Saturday, March 5, 2011

Making The Blank Strips

I bought the aluminum from Airparts in Kansas. A 3'x4' piece will make 120 ribs if all goes well, and it can ship flat by UPS. We cut 3 strips 14-1/2"x36". That gets the grain going the right direction for forming the channel, across the rib strips. I printed a sheet of paper with lines every 7/8" so that the lines are perpendicular to the print head travel. You need to think about it but printing that way eliminates any error in the feed rollers and the print head motion is the most dimensionally accurate.

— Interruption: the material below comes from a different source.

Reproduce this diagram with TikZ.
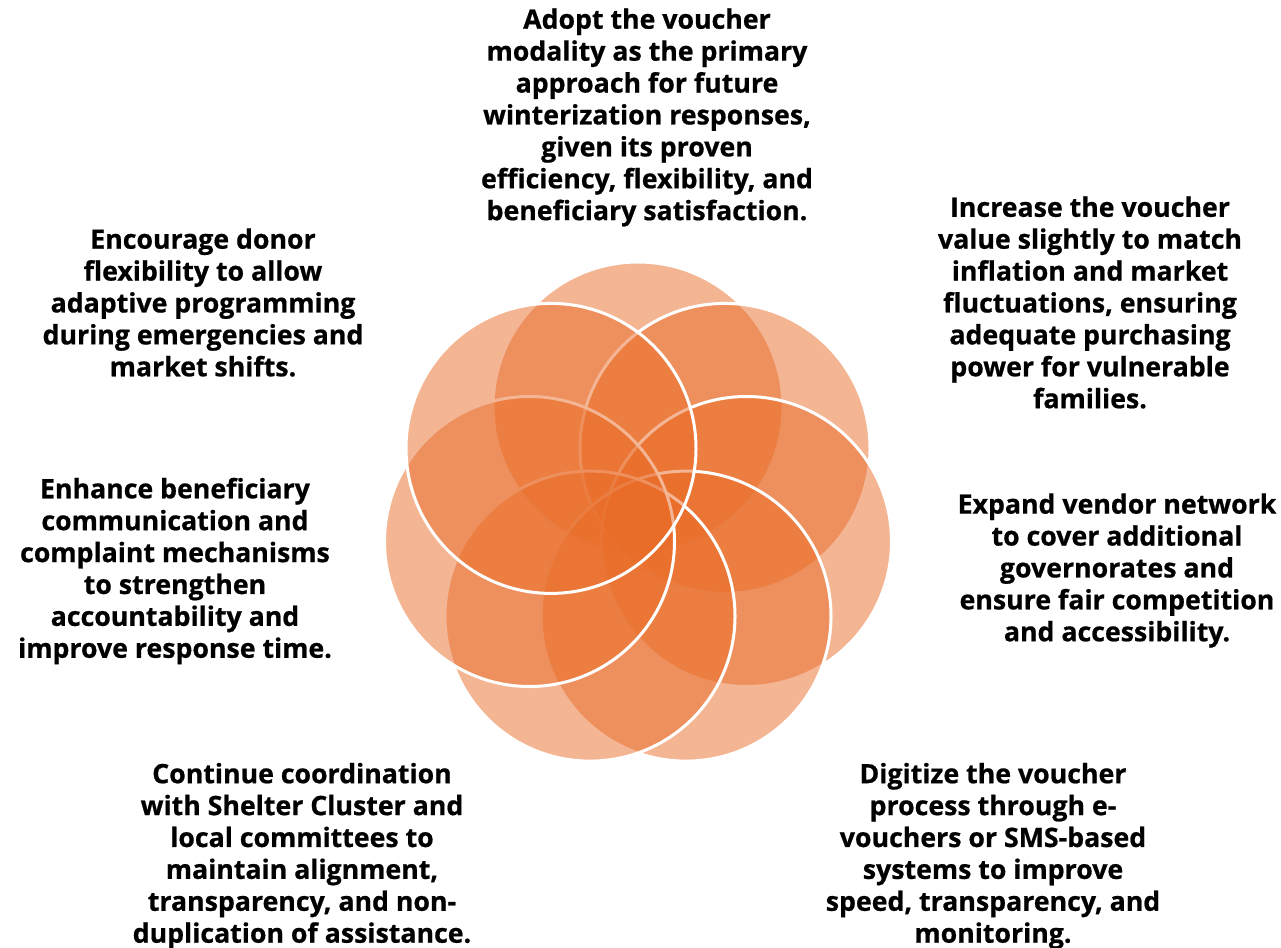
\documentclass[tikz,border=0pt]{standalone}
\usepackage{fontspec}
\setmainfont{Open Sans}[BoldFeatures={FakeBold=0.7}]
\usepackage{tikz}
\usepackage{xcolor}
\definecolor{petalcolore}{RGB}{233,108,40}
\colorlet{petalcolor}{petalcolore}
\colorlet{notecolor}{black}
\tikzstyle{petal} = [
    circle,
    fill=petalcolor,
    fill opacity=0.5,
    draw=white,
    draw opacity=1,
    line width=3pt,
    minimum size=290pt,
    inner sep=0pt
    ]
\tikzstyle{note} = [
    text=notecolor,
    font=\bfseries\fontsize{26.7}{31.9}\selectfont,
    align=center,
    inner sep=0pt
    ]

\begin{document}
\begin{tikzpicture}[x=1pt,y=-1pt]
\useasboundingbox (0,0) rectangle (1281,947);
% petals, clockwise from the top (later ones cover the white rims)
\node[petal] (petaltop) at (638,407) {};
\node[petal] (petalne) at (725,448.4) {};
\node[petal] (petale) at (746.5,541.5) {};
\node[petal] (petalse) at (686,616.1) {};
\node[petal] (petalsw) at (590,616.1) {};
\node[petal] (petalw) at (529.5,541.5) {};
\node[petal] (petalnw) at (551,448.4) {};

\node[note] (notetop) at (647,117.5) {Adopt the voucher\\
modality as the primary\\
approach for future\\
winterization responses,\\
given its proven\\
efficiency, flexibility, and\\
beneficiary satisfaction.};
\node[note] (notene) at (1090,302.5) {Increase the voucher\\
value slightly to match\\
inflation and market\\
fluctuations, ensuring\\
adequate purchasing\\
power for vulnerable\\
families.};
\node[note] (notee) at (1117,570.5) {Expand vendor network\\
to cover additional\\
governorates and\\
ensure fair competition\\
and accessibility.};
\node[note] (notese) at (993,856) {Digitize the voucher\\
process through e-\\
vouchers or SMS-based\\
systems to improve\\
speed, transparency, and\\
monitoring.};
\node[note] (notesw) at (302,856) {Continue coordination\\
with Shelter Cluster and\\
local committees to\\
maintain alignment,\\
transparency, and non-\\
duplication of assistance.};
\node[note] (notew) at (175,571) {Enhance beneficiary\\
communication and\\
complaint mechanisms\\
to strengthen\\
accountability and\\
improve response time.};
\node[note] (notenw) at (203,302.5) {Encourage donor\\
flexibility to allow\\
adaptive programming\\
during emergencies and\\
market shifts.};
\end{tikzpicture}
\end{document}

We positioned the page on the table of the metal shear with magnets while we got it aligned with the cutting edge. It takes a little care and trial and error cuts, there go those 20 extra pieces I thought we had. In the end the first line is 7/8" from the blade and parallel within .005" end to end. At that point we taped the paper down with double sided tape and squared up the side rail with our lines. The magnets allow you to tape one side of the paper at a time without it moving, OK they're very strong magnets I use to hold vinyl in place while applying stickers to cars. Obviously a 36" strip of aluminum is too long to to use these lines as a guide so what we did was to use the back line to cut off chunks, about 14" long, which were cut into the actual strips. By lining up the back edge of the aluminum with a line you get nice identical 7/8" strips. Because the shear is old and leaves a small burr we figured out that if you flip the sheet left to right after each cut both burrs end up on the same side of the strip. Flipping the sheet also doubles any error from how parallel the lines are with the blade.

With blank strips ready we now needed a way to notch the ends. One way considered was to punch 1/8" holes in the corners of the notches with a Whitney punch and a little template, then finish the corner with snips. OK that's fine for one part or 2 but not 100. What we needed was a corner punch but NO MONEY. Instead I made a fixture from some scraps of 1"x 1/8" aluminum angle from my ultralight days, ah the good old days, and scraps of .032" sheet aluminum. I have this nice drill powered Bad Dog Biter nibbler (with their Versa-Clamp) which I bought at a sign show. They sell them at Oshkosh also.
The idea was to make a fixture which would trap the strip with an opening to insert the nibbler head, cut one corner and flip the strip to cut the other corner. If you watched the video in the earlier post it works very well. The pieces are bolted and pop-riveted together. You need a little clearance on the cut side of the pocket strip to allow for some variance in the width of the strips but not much so if you miss-cut a strip, something I've never done, it won't fit or it will be obviously loose. I used .032" sheet for these parts because the strips are .025" and You need a little clearance inserting the strips.

You insert the cutter at the top end of the fixture and just hold it tight to the side of the cutter while pushing it into the cutter. You have to hold the strip in against the stop in the fixture with one hand while holding it tight to the right side with your fingers.

Very simple and it works. So far we've done over 200 strips for 2 sets of wings.